─── RECORDS TO USE
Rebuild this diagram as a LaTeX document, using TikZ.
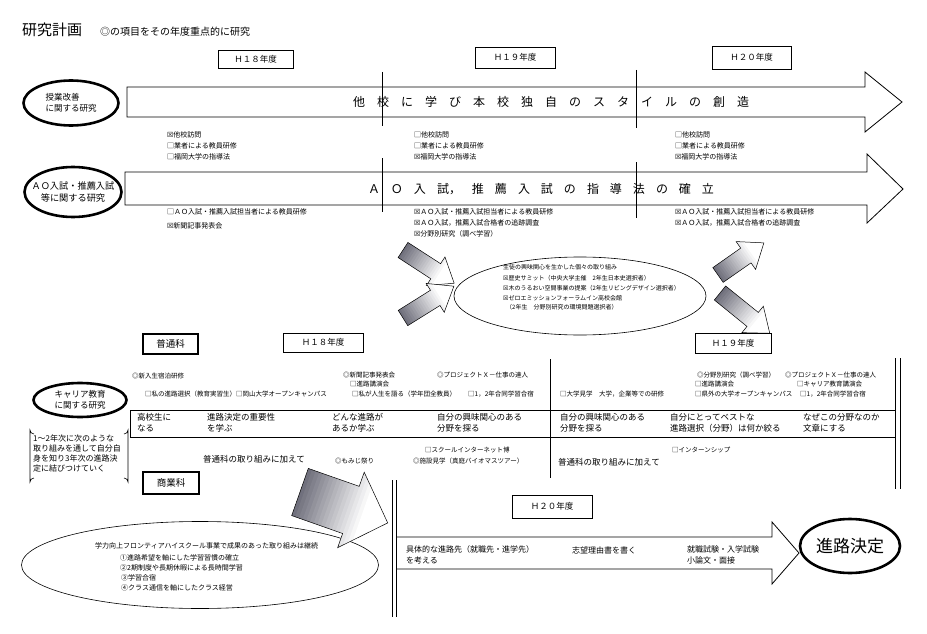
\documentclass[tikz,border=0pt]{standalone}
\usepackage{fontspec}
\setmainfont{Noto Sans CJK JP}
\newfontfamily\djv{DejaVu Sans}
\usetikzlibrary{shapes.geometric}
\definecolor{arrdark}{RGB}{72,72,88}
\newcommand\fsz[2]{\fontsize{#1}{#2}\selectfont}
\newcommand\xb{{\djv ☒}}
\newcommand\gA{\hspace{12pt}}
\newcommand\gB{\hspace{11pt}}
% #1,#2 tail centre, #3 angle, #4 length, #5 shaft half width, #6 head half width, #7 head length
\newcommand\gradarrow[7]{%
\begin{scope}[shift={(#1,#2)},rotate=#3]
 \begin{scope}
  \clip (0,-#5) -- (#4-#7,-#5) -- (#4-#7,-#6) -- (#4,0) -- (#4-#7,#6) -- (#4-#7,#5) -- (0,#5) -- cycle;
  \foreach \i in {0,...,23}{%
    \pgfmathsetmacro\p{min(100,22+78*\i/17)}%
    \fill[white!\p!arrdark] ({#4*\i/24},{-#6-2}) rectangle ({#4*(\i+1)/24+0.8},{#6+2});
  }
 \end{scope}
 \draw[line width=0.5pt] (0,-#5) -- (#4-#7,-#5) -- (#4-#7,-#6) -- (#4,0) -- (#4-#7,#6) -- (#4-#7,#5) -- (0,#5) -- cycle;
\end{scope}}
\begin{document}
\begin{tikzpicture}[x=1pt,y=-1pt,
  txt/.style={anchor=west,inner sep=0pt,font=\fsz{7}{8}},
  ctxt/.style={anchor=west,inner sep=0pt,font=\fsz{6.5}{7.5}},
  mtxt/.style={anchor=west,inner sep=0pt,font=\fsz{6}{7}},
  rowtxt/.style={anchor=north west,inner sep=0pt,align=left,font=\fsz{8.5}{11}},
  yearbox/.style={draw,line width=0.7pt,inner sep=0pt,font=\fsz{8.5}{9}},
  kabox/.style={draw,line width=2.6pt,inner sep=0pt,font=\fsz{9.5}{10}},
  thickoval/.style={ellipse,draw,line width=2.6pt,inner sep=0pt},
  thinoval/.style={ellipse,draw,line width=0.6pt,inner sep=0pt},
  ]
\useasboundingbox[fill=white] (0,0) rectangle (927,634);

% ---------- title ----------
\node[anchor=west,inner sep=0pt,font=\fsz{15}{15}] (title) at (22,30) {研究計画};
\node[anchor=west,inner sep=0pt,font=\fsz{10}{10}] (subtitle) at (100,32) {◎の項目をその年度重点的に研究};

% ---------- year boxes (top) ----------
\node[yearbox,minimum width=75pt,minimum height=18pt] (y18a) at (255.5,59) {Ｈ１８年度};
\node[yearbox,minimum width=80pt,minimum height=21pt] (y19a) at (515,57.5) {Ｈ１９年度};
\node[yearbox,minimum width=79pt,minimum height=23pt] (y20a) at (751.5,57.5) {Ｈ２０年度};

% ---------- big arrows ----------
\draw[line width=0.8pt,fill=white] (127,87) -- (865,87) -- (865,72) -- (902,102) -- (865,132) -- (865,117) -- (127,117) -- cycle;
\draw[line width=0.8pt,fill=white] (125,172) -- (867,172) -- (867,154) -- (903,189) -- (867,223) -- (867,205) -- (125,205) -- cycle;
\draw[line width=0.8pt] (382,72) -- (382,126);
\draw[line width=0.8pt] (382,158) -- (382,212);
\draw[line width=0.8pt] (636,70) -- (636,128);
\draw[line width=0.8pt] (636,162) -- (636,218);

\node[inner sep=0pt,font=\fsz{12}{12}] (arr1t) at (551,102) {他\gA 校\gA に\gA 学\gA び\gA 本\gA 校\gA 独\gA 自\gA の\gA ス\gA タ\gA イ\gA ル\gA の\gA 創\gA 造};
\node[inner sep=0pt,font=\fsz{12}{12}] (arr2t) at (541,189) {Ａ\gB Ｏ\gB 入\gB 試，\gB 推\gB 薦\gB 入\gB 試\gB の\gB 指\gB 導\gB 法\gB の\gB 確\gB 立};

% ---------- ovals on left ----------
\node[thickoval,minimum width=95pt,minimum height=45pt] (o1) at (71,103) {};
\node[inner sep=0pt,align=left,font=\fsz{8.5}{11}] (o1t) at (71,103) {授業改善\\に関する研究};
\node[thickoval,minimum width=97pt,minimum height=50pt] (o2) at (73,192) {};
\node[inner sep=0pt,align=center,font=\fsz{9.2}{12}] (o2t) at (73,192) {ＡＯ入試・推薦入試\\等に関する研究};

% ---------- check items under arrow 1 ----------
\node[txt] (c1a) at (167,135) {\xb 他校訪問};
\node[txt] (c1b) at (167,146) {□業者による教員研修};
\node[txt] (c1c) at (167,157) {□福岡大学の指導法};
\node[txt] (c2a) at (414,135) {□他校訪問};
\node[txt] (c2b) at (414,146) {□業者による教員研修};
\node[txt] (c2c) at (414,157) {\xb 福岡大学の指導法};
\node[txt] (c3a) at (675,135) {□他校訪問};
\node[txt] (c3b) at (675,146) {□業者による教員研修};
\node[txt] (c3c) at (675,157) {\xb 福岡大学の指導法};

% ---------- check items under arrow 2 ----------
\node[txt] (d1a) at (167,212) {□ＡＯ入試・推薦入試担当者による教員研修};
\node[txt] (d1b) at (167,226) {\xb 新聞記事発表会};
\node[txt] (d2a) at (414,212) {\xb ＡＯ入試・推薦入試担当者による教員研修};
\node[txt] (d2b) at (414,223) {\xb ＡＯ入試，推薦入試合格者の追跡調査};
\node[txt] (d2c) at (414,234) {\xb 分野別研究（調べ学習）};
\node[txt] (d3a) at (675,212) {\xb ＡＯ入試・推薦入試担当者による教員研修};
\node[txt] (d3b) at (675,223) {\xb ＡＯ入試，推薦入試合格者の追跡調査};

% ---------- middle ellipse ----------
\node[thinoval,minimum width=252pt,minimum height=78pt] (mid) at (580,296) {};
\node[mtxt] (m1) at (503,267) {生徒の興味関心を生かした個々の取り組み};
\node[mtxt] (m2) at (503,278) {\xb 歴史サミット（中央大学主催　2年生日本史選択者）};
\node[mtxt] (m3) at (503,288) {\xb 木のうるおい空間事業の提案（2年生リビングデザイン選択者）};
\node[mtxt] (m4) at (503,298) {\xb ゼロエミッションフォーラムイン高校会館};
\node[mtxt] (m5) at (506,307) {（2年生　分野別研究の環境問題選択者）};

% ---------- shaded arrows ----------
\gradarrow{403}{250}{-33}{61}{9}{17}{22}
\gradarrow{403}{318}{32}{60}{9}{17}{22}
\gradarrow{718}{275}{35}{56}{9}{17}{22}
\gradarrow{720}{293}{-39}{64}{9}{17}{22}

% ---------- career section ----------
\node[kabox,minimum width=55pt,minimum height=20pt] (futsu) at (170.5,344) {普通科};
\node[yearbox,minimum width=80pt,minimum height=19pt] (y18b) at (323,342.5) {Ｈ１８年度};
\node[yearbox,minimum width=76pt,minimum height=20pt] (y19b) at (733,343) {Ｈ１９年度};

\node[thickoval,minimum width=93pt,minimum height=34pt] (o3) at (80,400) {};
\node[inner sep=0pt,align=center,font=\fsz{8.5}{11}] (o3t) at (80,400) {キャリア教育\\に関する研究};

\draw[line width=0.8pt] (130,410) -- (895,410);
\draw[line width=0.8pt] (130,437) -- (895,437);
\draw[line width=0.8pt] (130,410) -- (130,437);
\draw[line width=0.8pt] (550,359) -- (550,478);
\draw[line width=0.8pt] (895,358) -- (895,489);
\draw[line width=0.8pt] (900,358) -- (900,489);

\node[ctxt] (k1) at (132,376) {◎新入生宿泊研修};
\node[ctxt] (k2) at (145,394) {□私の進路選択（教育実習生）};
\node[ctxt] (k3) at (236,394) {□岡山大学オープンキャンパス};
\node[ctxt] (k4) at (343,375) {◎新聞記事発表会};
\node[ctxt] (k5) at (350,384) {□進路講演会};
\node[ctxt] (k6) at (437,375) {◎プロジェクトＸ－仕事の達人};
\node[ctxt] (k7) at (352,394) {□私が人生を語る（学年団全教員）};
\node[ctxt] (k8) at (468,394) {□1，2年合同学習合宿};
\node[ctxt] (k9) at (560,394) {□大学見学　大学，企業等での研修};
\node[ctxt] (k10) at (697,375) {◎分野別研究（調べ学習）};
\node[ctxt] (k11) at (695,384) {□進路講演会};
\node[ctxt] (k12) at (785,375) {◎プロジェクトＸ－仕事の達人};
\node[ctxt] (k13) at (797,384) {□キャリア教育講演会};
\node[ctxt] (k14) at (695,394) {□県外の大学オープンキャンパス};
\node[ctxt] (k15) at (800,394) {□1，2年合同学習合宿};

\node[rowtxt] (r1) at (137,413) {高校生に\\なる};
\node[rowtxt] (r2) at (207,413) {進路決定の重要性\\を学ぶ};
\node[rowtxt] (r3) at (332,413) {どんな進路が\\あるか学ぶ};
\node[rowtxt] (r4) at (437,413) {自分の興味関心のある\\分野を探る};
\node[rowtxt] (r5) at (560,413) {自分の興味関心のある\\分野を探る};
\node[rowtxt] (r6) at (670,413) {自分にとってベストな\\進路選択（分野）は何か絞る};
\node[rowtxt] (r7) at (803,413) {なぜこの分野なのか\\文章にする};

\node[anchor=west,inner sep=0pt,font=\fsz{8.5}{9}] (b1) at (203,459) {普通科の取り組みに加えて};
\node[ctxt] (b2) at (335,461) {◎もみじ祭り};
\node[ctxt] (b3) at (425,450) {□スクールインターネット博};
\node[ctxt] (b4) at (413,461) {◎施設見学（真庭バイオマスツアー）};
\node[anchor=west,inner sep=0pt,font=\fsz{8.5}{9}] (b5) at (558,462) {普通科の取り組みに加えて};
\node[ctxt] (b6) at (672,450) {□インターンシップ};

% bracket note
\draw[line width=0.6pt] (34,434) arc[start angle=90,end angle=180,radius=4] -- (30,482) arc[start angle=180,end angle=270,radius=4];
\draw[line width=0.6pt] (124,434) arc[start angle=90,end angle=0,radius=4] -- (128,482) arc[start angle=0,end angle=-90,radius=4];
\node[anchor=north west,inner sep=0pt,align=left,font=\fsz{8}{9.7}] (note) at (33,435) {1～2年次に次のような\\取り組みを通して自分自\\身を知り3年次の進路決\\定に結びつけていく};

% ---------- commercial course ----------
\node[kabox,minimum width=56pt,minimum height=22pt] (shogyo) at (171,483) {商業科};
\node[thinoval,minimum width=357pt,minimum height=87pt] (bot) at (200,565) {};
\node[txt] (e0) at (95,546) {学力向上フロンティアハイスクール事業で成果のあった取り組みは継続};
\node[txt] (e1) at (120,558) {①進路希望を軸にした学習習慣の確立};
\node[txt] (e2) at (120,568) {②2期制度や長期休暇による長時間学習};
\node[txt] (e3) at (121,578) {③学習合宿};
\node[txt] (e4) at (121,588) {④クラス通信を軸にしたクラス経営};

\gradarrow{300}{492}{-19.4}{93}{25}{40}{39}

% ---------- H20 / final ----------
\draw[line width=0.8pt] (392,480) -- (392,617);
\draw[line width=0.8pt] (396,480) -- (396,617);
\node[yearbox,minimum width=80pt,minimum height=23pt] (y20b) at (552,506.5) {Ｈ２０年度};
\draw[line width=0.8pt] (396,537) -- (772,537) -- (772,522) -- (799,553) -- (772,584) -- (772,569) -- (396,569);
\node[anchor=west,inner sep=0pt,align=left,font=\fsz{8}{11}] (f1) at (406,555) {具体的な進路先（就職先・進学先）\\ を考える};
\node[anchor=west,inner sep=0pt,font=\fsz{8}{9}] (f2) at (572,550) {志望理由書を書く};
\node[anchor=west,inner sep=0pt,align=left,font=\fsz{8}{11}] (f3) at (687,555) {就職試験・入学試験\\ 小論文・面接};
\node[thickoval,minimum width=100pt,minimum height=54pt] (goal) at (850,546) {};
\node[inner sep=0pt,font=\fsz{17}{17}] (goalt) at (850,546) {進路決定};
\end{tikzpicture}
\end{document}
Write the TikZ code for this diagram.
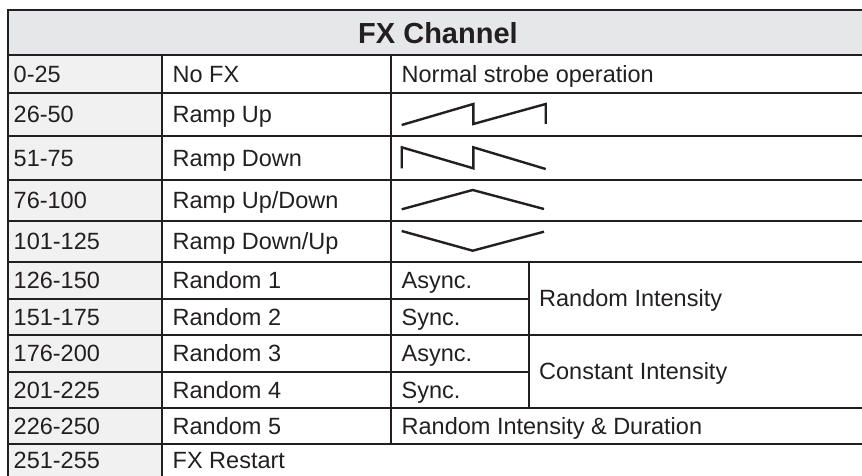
──────
Please return, exactly as written, the lines from the first line of the records above through the line containing "width=79pt,minimum height=23pt] (y20a)", both included, leaving out any pictures.

Rebuild this diagram as a LaTeX document, using TikZ.
\documentclass[tikz,border=0pt]{standalone}
\usepackage{fontspec}
\setmainfont{Noto Sans CJK JP}
\newfontfamily\djv{DejaVu Sans}
\usetikzlibrary{shapes.geometric}
\definecolor{arrdark}{RGB}{72,72,88}
\newcommand\fsz[2]{\fontsize{#1}{#2}\selectfont}
\newcommand\xb{{\djv ☒}}
\newcommand\gA{\hspace{12pt}}
\newcommand\gB{\hspace{11pt}}
% #1,#2 tail centre, #3 angle, #4 length, #5 shaft half width, #6 head half width, #7 head length
\newcommand\gradarrow[7]{%
\begin{scope}[shift={(#1,#2)},rotate=#3]
 \begin{scope}
  \clip (0,-#5) -- (#4-#7,-#5) -- (#4-#7,-#6) -- (#4,0) -- (#4-#7,#6) -- (#4-#7,#5) -- (0,#5) -- cycle;
  \foreach \i in {0,...,23}{%
    \pgfmathsetmacro\p{min(100,22+78*\i/17)}%
    \fill[white!\p!arrdark] ({#4*\i/24},{-#6-2}) rectangle ({#4*(\i+1)/24+0.8},{#6+2});
  }
 \end{scope}
 \draw[line width=0.5pt] (0,-#5) -- (#4-#7,-#5) -- (#4-#7,-#6) -- (#4,0) -- (#4-#7,#6) -- (#4-#7,#5) -- (0,#5) -- cycle;
\end{scope}}
\begin{document}
\begin{tikzpicture}[x=1pt,y=-1pt,
  txt/.style={anchor=west,inner sep=0pt,font=\fsz{7}{8}},
  ctxt/.style={anchor=west,inner sep=0pt,font=\fsz{6.5}{7.5}},
  mtxt/.style={anchor=west,inner sep=0pt,font=\fsz{6}{7}},
  rowtxt/.style={anchor=north west,inner sep=0pt,align=left,font=\fsz{8.5}{11}},
  yearbox/.style={draw,line width=0.7pt,inner sep=0pt,font=\fsz{8.5}{9}},
  kabox/.style={draw,line width=2.6pt,inner sep=0pt,font=\fsz{9.5}{10}},
  thickoval/.style={ellipse,draw,line width=2.6pt,inner sep=0pt},
  thinoval/.style={ellipse,draw,line width=0.6pt,inner sep=0pt},
  ]
\useasboundingbox[fill=white] (0,0) rectangle (927,634);

% ---------- title ----------
\node[anchor=west,inner sep=0pt,font=\fsz{15}{15}] (title) at (22,30) {研究計画};
\node[anchor=west,inner sep=0pt,font=\fsz{10}{10}] (subtitle) at (100,32) {◎の項目をその年度重点的に研究};

% ---------- year boxes (top) ----------
\node[yearbox,minimum width=75pt,minimum height=18pt] (y18a) at (255.5,59) {Ｈ１８年度};
\node[yearbox,minimum width=80pt,minimum height=21pt] (y19a) at (515,57.5) {Ｈ１９年度};
\node[yearbox,minimum width=79pt,minimum height=23pt] (y20a) at (751.5,57.5) {Ｈ２０年度};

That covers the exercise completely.